BRCA: What is it and why are women having their breasts removed?
BRCA. It is hot in the news now since Angelina Jolie, Christina Applegate and Sharon Osborne have gone public about having double mastectomies due to having the BRCA gene mutation.
BRCA1 and BRCA2 are genes that help prevent uncontrollable cell growth which leads to cancers. Everyone has BRCA genes, yes even men. When the BRCA gene has mutations then these genes are not able to function so they become higher risk for cancer to develop.
It is uncommon to have this gene. Only about 10% of breast cancers are due to the BRCA mutated gene. If you do have the BRCA mutated gene then you are at a higher risk for developing breast and ovarian cancer.
All women in the general population have a 12% chance of developing breast cancer in their lifetime. This means that if there are 1000 women in a room, 120 of them will get breast cancer sometime in their life.

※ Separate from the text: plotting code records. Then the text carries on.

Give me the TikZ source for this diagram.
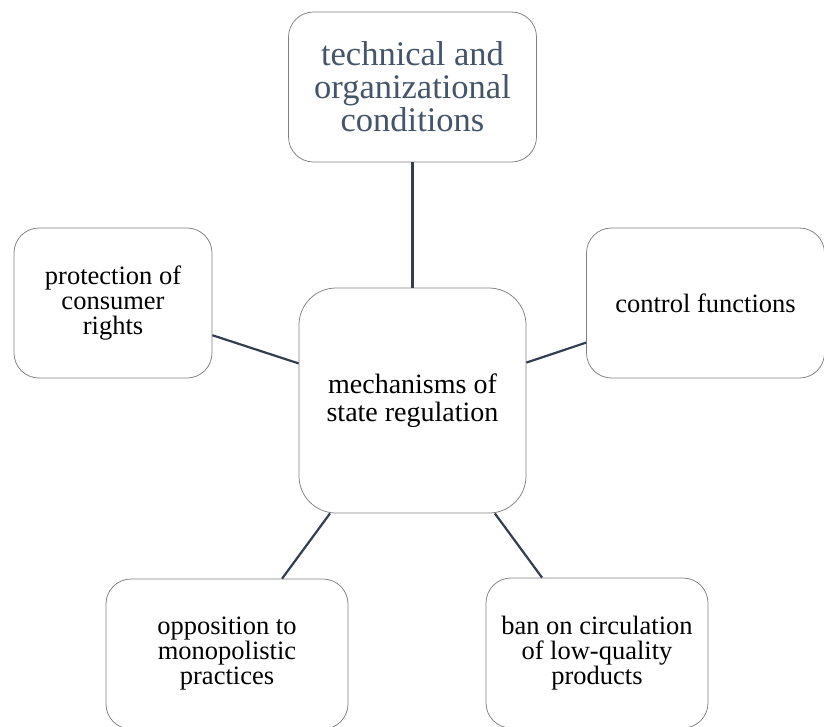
\documentclass[tikz,border=0pt]{standalone}
\usepackage{fontspec}
\setmainfont{Liberation Serif}
\usepackage{tikz}

\definecolor{boxgray}{RGB}{128,128,128}
\definecolor{linkslate}{RGB}{51,63,80}
\definecolor{titleslate}{RGB}{68,84,106}

\tikzset{
  unit/.style={shape=rectangle,draw=boxgray,line width=.75pt,fill=white,
    rounded corners=25pt,align=center,inner sep=0pt,minimum height=150pt,
    font=\fontsize{26.5}{25}\selectfont},
  link/.style={draw=linkslate,line width=2.2pt},
}

\begin{document}
\begin{tikzpicture}[x=1pt,y=-1pt]
      \useasboundingbox (0,0) rectangle (824,726);
      % centre
      \node[unit,minimum width=227pt,minimum height=225pt,rounded corners=37pt,font=\fontsize{28}{28.5}\selectfont] (mech) at (412.5,400.5) {mechanisms of\\state regulation};
      % outer ring
      \node[unit,minimum width=248pt,text=titleslate,font=\fontsize{34.5}{33}\selectfont] (tech) at (412.5,87) {technical and\\organizational\\conditions};
      \node[unit,minimum width=198pt] (prot) at (113,303) {protection of\\consumer\\rights};
      \node[unit,minimum width=238pt] (ctrl) at (705.5,303) {control functions};
      \node[unit,minimum width=242pt] (mono) at (227,654) {opposition to\\monopolistic\\practices};
      \node[unit,minimum width=222pt] (ban) at (597,653) {ban on circulation\\of low-quality\\products};
      % mech -> ring
      \draw[link] (mech) -- (tech);
      \draw[link] (mech) -- (prot);
      \draw[link] (mech) -- (ctrl);
      \draw[link] (mech) -- (mono);
      \draw[link] (mech) -- (ban);
\end{tikzpicture}
\end{document}
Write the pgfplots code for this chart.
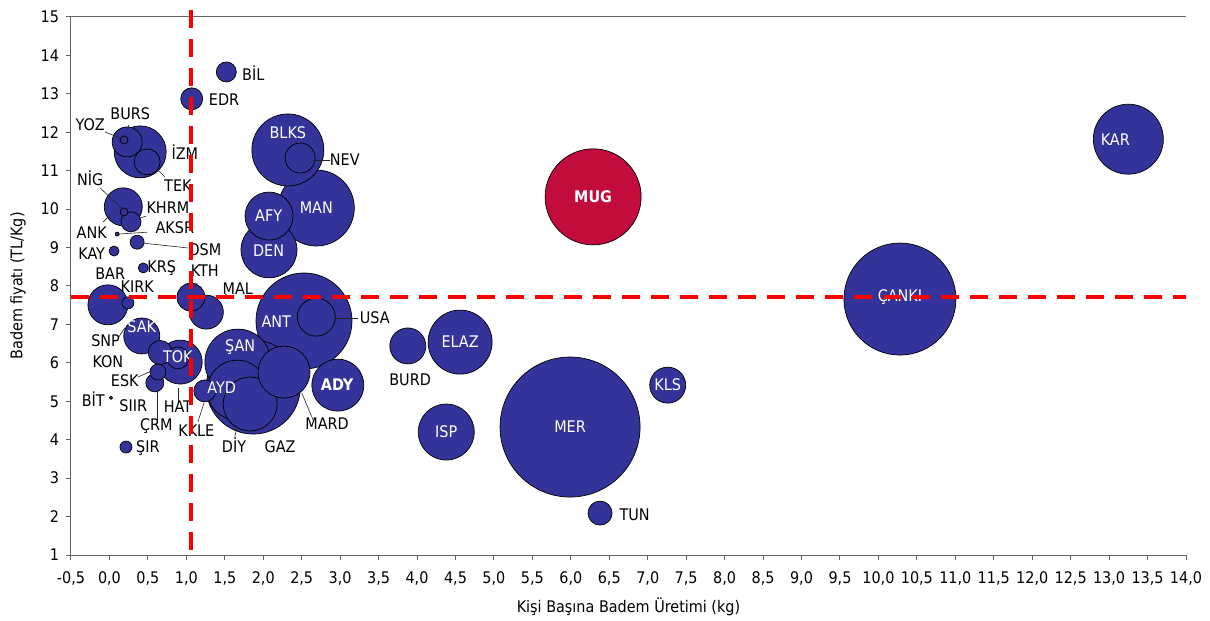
\documentclass[border=0pt]{standalone}
\usepackage{pgfplots}
\pgfplotsset{compat=1.18}
\usepackage{pgfplotstable}
\usepackage{fontspec}
\setmainfont{DejaVu Sans Condensed}
\definecolor{bub}{RGB}{51,51,153}
\definecolor{mug}{RGB}{193,12,60}
\definecolor{axgray}{RGB}{100,100,100}

% x y r(pt) -- sorted by size, largest first
\pgfplotstableread{
x y r
5.99 4.33 35
10.28 7.66 28
2.53 7.09 24
1.87 5.37 23.5
2.69 10.03 19
2.32 11.54 18
13.25 11.82 17.5
1.67 6.02 16.5
4.56 6.54 16
1.66 5.29 15
2.075 8.94 14
4.38 4.20 14
1.83 4.93 13.5
2.97 5.42 13
2.27 5.76 13
0.40 11.49 13
2.075 9.82 12
0.92 6.02 11
-0.02 7.51 10
0.18 10.06 9.5
2.69 7.19 9.5
3.88 6.44 9
7.26 5.42 9
0.42 6.70 9
1.26 7.32 8.5
2.48 11.33 7.5
0.23 11.75 7.5
1.06 7.71 7
0.66 6.27 6
0.49 11.23 6.5
6.38 2.09 6
1.07 12.87 5.5
1.24 5.27 5.5
0.89 6.13 5.5
1.52 13.57 5
0.28 9.67 5
0.59 5.48 4.5
0.63 5.76 4
0.36 9.14 3.5
0.215 3.81 3
0.24 7.56 3
0.06 8.91 2.5
0.44 8.47 2.5
0.19 11.80 2
0.19 9.93 2
0.10 9.35 1
0.02 5.09 0.8
}\bubbles

\begin{document}
\begin{tikzpicture}[font=\fontsize{8}{9.6}\selectfont]
\begin{axis}[
  set layers,
  scale only axis, width=557.5pt, height=269pt,
  xmin=-0.5, xmax=14, ymin=1, ymax=15,
  xtick distance=0.5, ytick distance=1,
  axis x line*=bottom, axis y line*=left,
  axis line style={-, axgray, line width=0.5pt},
  tick align=outside, tick style={axgray, line width=0.5pt}, major tick length=2.5pt,
  /pgf/number format/assume math mode=true,
  xticklabel style={yshift=-2.5pt, /pgf/number format/.cd, fixed, fixed zerofill, precision=1, use comma},
  ticklabel style={font=\fontsize{8}{9.6}\selectfont},
  xlabel={Kişi Başına Badem Üretimi (kg)}, ylabel={Badem fiyatı (TL/Kg)},
  xlabel style={at={(axis description cs:0.5,-0.0967)}, anchor=center},
  ylabel style={at={(axis description cs:-0.0475,0.5)}, anchor=center},
  clip=false,
]
\draw[axgray, line width=0.5pt] (axis cs:-0.5,15) -- (axis cs:14,15);

\addplot[scatter, only marks, mark=*,
  scatter/use mapped color={draw=black, fill=bub},
  visualization depends on={\thisrow{r}\as\rr},
  scatter/@pre marker code/.append style={/tikz/mark size=\rr pt},
  mark options={line width=0.35pt}]
  table[x=x, y=y, meta=r]{\bubbles};

\addplot[only marks, mark=*, mark size=24pt,
  mark options={fill=mug, draw=black, line width=0.35pt}]
  coordinates {(6.29,10.32)};

% reference lines (on top of everything)
\addplot[on layer=axis foreground, red, line width=2pt, dash pattern=on 9pt off 5.5pt] coordinates {(1.06,15.18) (1.06,1)};
\addplot[on layer=axis foreground, red, line width=2pt, dash pattern=on 9pt off 5.5pt] coordinates {(-0.5,7.71) (14,7.71)};

\begin{pgfonlayer}{axis descriptions}
% leader lines
\begin{scope}[black!85, line width=0.3pt]
\draw (axis cs:-0.06,12.01) -- (axis cs:0.18,11.82);
\draw (axis cs:0.25,12.19) -- (axis cs:0.24,12.09);
\draw (axis cs:0.63,11.02) -- (axis cs:0.72,10.84);
\draw (axis cs:-0.12,10.55) -- (axis cs:0.18,9.98);
\draw (axis cs:0.40,9.77) -- (axis cs:0.48,9.82);
\draw (axis cs:-0.08,9.67) -- (axis cs:0.01,9.85);
\draw (axis cs:0.10,9.35) -- (axis cs:0.49,9.40);
\draw (axis cs:0.42,9.12) -- (axis cs:1.02,8.99);
\draw (axis cs:1.14,8.08) -- (axis cs:1.11,7.97);
\draw (axis cs:1.48,7.71) -- (axis cs:1.52,7.79);
\draw (axis cs:0.37,7.77) -- (axis cs:0.29,7.64);
\draw (axis cs:0.12,6.67) -- (axis cs:0.20,6.91);
\draw (axis cs:0.37,5.63) -- (axis cs:0.55,5.79);
\draw (axis cs:0.62,4.46) -- (axis cs:0.62,5.27);
\draw (axis cs:0.89,4.98) -- (axis cs:0.89,5.35);
\draw (axis cs:1.15,4.46) -- (axis cs:1.23,4.96);
\draw (axis cs:1.63,4.07) -- (axis cs:1.66,4.38);
\draw (axis cs:2.65,4.51) -- (axis cs:2.50,5.22);
\draw (axis cs:2.93,7.17) -- (axis cs:3.23,7.17);
\draw (axis cs:2.65,11.28) -- (axis cs:2.87,11.28);
\end{scope}

% outside labels
\begin{scope}[every node/.style={inner sep=0pt, text=black}]
\node at (axis cs:1.87,13.54) {BİL};
\node at (axis cs:1.49,12.84) {EDR};
\node at (axis cs:-0.25,12.19) {YOZ};
\node at (axis cs:0.27,12.48) {BURS};
\node at (axis cs:0.98,11.49) {İZM};
\node at (axis cs:0.89,10.60) {TEK};
\node at (axis cs:-0.25,10.81) {NİG};
\node at (axis cs:0.76,10.03) {KHRM};
\node at (axis cs:-0.23,9.38) {ANK};
\node at (axis cs:0.85,9.51) {AKSR};
\node at (axis cs:-0.23,8.83) {KAY};
\node at (axis cs:1.24,8.94) {OSM};
\node at (axis cs:0.68,8.47) {KRŞ};
\node at (axis cs:1.24,8.39) {KTH};
\node at (axis cs:0.01,8.31) {BAR};
\node at (axis cs:0.36,7.97) {KIRK};
\node at (axis cs:1.67,7.92) {MAL};
\node at (axis cs:-0.05,6.57) {SNP};
\node at (axis cs:-0.02,6.02) {KON};
\node at (axis cs:0.20,5.53) {ESK};
\node at (axis cs:-0.21,5.06) {BİT};
\node at (axis cs:0.31,4.88) {SIIR};
\node at (axis cs:0.89,4.85) {HAT};
\node at (axis cs:0.61,4.36) {ÇRM};
\node at (axis cs:1.13,4.23) {KKLE};
\node at (axis cs:1.62,3.86) {DİY};
\node at (axis cs:2.22,3.81) {GAZ};
\node at (axis cs:2.83,4.41) {MARD};
\node at (axis cs:0.50,3.78) {ŞIR};
\node at (axis cs:3.91,5.55) {BURD};
\node at (axis cs:3.45,7.17) {USA};
\node at (axis cs:3.06,11.30) {NEV};
\node at (axis cs:6.83,2.04) {TUN};
\end{scope}

% inside labels
\begin{scope}[every node/.style={inner sep=0pt, text=white}]
\node at (axis cs:0.42,6.93) {SAK};
\node at (axis cs:0.89,6.15) {TOK};
\node at (axis cs:1.70,6.41) {ŞAN};
\node at (axis cs:1.46,5.35) {AYD};
\node at (axis cs:2.17,7.06) {ANT};
\node[font=\fontsize{8}{9.6}\selectfont\bfseries] at (axis cs:2.96,5.42) {ADY};
\node at (axis cs:2.32,11.98) {BLKS};
\node at (axis cs:2.07,9.82) {AFY};
\node at (axis cs:2.69,10.03) {MAN};
\node at (axis cs:2.07,8.91) {DEN};
\node at (axis cs:4.56,6.54) {ELAZ};
\node at (axis cs:4.38,4.20) {ISP};
\node at (axis cs:5.99,4.33) {MER};
\node at (axis cs:7.26,5.42) {KLS};
\node at (axis cs:13.08,11.80) {KAR};
\node at (axis cs:10.28,7.71) {ÇANKI};
\node[font=\fontsize{8}{9.6}\selectfont\bfseries] at (axis cs:6.29,10.32) {MUG};
\end{scope}
\end{pgfonlayer}
\end{axis}
\pgfresetboundingbox
\path ([shift={(-35.5pt,-33pt)}]current axis.south west) rectangle ([shift={(12pt,8.5pt)}]current axis.north east);
\end{tikzpicture}
\end{document}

A woman with the BRCA gene mutation has a 60% chance of developing breast cancer. Of those 1000 women in the room, 600 of them will develop breast cancer. A woman with the BRCA mutation is 5 times more likely to develop breast cancer sometime in their life.
In regards to ovarian cancer, all women in the general population have a 1.4 % chance of developing ovarian cancer in their lifetime. Once again using the example of a room of 1000 women, 14 of them will develop ovarian cancer.
A woman with the BRCA gene mutation has 15-40% chance of developing ovarian cancer in their lifetime. Of those 1000 women in a room, 150-400 of them will get ovarian cancer.
There are tests that test for the BRCA gene mutation. Anyone who is concerned about having the BRCA gene mutation should get genetic counseling. It is recommended that the person who has the diagnosed cancer get the testing done. If that person tests positive then other family members can be tested to see if they also have the mutation.
I need to stress that a positive test of the BRCA gene mutation only gives information that a person is at higher risk for developing cancer. It cannot tell whether you will actually develop cancer. Not all people who inherit the BRCA gene mutation will develop breast or ovarian cancer.
So get your mammogram, chances are you will be able to keep your body parts.